### BRIEF
The lines to extract run from the first line of the material below to the line containing "const yTicks = [-10, -5, 0, 5, 10, 15, 20];", both included; leave the pictures behind.
— begin —
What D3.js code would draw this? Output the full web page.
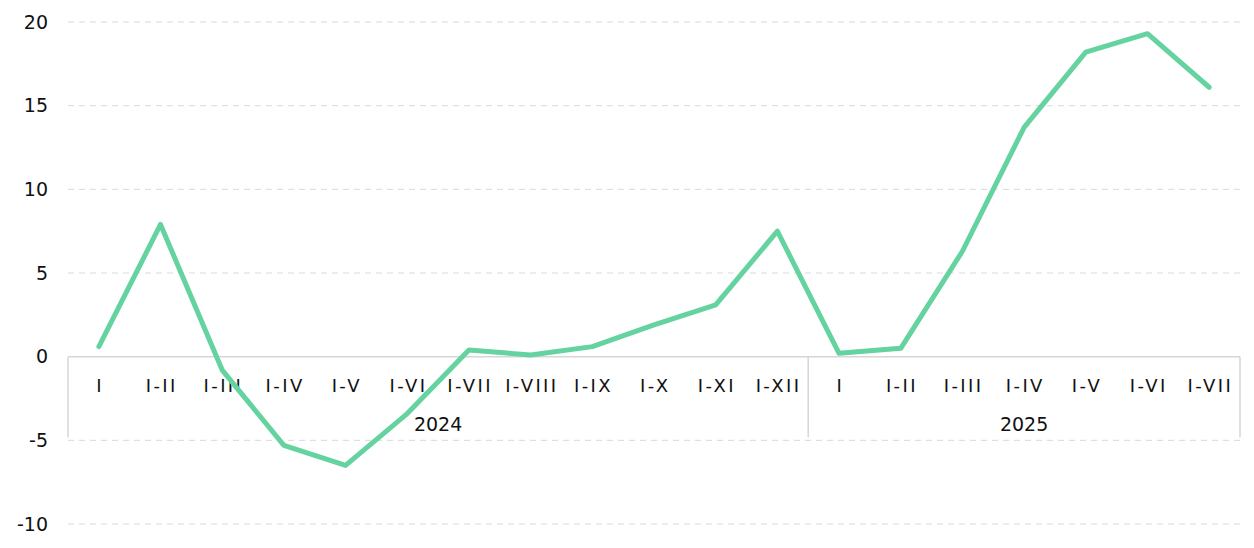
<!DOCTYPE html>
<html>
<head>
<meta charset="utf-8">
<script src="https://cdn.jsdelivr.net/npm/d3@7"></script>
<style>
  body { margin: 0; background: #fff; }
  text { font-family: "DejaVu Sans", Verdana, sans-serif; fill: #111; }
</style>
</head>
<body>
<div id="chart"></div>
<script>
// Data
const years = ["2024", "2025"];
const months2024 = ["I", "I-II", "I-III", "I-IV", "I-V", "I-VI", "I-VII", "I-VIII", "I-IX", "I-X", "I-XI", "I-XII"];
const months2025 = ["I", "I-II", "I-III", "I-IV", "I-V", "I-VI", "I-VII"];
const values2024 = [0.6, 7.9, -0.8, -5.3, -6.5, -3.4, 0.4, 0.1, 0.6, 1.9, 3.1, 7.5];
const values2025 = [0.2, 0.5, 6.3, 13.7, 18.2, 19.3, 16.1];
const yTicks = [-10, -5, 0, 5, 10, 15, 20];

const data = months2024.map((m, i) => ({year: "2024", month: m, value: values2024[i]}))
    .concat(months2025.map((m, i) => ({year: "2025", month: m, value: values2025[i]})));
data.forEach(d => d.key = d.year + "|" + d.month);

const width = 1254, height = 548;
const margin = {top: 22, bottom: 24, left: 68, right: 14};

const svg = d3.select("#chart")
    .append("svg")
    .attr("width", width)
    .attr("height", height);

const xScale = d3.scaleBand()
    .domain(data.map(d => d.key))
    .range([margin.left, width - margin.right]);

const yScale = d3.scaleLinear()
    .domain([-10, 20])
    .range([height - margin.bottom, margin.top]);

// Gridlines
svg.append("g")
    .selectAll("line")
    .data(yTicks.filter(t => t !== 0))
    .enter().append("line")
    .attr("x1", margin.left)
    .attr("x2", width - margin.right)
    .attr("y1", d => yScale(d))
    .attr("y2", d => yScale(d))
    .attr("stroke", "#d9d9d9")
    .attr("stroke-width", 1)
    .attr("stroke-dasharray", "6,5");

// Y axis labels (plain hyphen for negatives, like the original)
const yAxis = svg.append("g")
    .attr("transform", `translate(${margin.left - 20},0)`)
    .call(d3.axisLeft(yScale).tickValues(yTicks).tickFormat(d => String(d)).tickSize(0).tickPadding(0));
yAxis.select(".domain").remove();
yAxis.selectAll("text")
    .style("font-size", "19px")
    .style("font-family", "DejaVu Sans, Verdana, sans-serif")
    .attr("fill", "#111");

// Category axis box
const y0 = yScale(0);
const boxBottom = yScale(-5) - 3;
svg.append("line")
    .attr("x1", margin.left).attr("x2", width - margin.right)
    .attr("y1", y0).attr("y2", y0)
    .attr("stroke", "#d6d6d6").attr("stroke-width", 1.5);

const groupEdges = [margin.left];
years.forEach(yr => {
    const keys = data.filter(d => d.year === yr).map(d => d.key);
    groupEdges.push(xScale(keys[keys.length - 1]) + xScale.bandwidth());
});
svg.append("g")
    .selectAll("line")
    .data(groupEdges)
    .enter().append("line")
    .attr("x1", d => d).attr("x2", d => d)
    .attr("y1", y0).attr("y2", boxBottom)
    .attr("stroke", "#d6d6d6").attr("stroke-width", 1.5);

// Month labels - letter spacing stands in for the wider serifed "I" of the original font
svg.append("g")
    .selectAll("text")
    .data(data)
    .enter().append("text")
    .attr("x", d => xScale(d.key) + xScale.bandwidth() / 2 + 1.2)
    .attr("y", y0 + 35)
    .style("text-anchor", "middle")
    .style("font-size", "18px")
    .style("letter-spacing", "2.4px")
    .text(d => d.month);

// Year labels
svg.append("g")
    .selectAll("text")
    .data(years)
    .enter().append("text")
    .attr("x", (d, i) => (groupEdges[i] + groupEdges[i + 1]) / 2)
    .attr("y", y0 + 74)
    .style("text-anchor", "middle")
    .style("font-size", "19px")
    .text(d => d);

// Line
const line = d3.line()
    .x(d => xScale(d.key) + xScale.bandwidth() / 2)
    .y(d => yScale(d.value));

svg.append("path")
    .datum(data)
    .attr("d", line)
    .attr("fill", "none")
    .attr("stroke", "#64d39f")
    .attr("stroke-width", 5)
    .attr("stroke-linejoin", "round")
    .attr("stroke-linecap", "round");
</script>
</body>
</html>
— end —
### WORKED ANSWER
What D3.js code would draw this? Output the full web page.
<!DOCTYPE html>
<html>
<head>
<meta charset="utf-8">
<script src="https://cdn.jsdelivr.net/npm/d3@7"></script>
<style>
  body { margin: 0; background: #fff; }
  text { font-family: "DejaVu Sans", Verdana, sans-serif; fill: #111; }
</style>
</head>
<body>
<div id="chart"></div>
<script>
// Data
const years = ["2024", "2025"];
const months2024 = ["I", "I-II", "I-III", "I-IV", "I-V", "I-VI", "I-VII", "I-VIII", "I-IX", "I-X", "I-XI", "I-XII"];
const months2025 = ["I", "I-II", "I-III", "I-IV", "I-V", "I-VI", "I-VII"];
const values2024 = [0.6, 7.9, -0.8, -5.3, -6.5, -3.4, 0.4, 0.1, 0.6, 1.9, 3.1, 7.5];
const values2025 = [0.2, 0.5, 6.3, 13.7, 18.2, 19.3, 16.1];
const yTicks = [-10, -5, 0, 5, 10, 15, 20];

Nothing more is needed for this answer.